I’m here at Starbucks getting some end-of-the-week work finished. I am listening to a couple guys (with Bibles open) talking to one another in the store. Here are a couple of observations and thoughts from what I see:
– They are not really having a conversation. They are taking turns telling each other what they know so that the other will either be impressed or too intimidated to ask questions. It is as if they are talking past each other. I’ve done that before… maybe now that I see it from the outside, I’ll try to do it less.
– There is absolutely no chance that anyone else can enter their conversation. It is quite normal to expect to spend time with a friend in a public place without having a fear of being bothered. I get that. But, how cool would it be for a curious bystander to want to join a conversation about God? I’ve been there, though, and I hope that I can be a bit more aware of my surroundings and, if someone is curious to join a conversation that they can already hear because we are in close-quarters in a public place, I would be open to that.
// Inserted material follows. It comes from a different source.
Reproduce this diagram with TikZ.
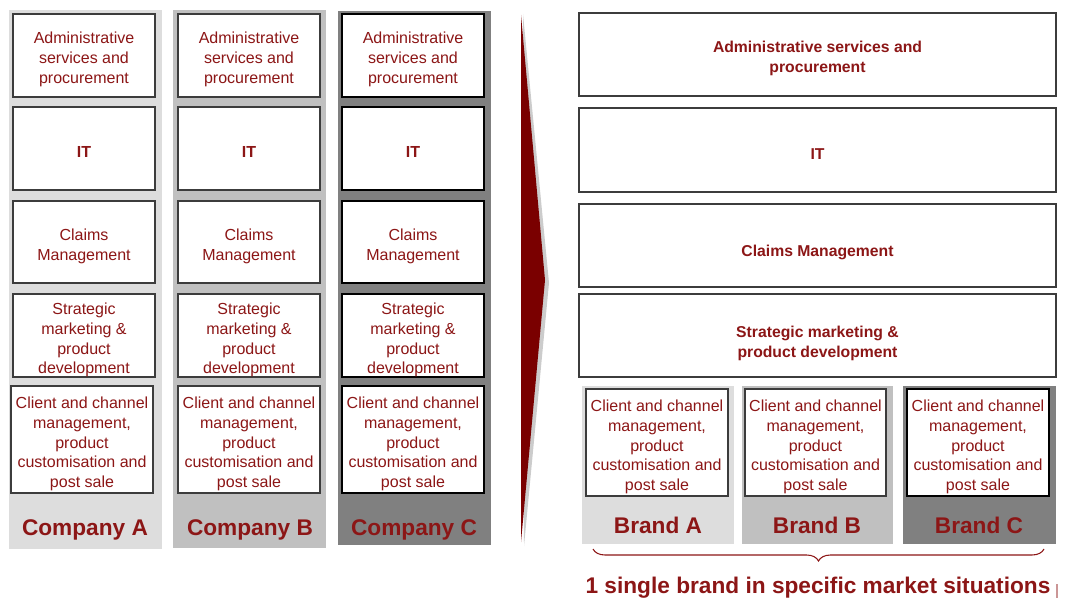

– Next, from what I can hear, there are a lot of “most preachers out there… most Christians out there are like…” types of comments being being used regularly. It seems that we Christians are good at characterizing “the other,” or sketching all people of a certain sociological make up without really getting to know “the other.” I do that, and I hope that I do less of it, down the road.
– A lot of the stories that they are telling are things that other people have done, in a foreign country, stories that they have read in a book or heard from another person’s sermon, etc. It makes me wonder why we don’t have our own stories to tell. Perhaps we have relegated God’s work in our lives with simply more fact-finding, data-gathering, rather than actually “doing the stuff.” I know that I have to tell stories of other people’s experiences with God because, at times, my faith is pretty boring. Perhaps it is boring because my own faith takes more of a theoretical shape, rather than a vibrant, lived experience.
Yesterday I was able to have a different type of conversation at a different Starbucks location. I, with two others, shared our life experiences, our struggles and deep questions, were able to affirm and lift one another, and (if we had the elements) we all agreed that it was an appropriate time to take communion afterwards. That type of unique-but-ordinary community is what we were created for. May each of us find those types of sources of life.
Objective and introspective. Love it. And I Love that you are so aware of your surroundings and use it as an opportunity to challenge yourself. I think you have yourself a sermon.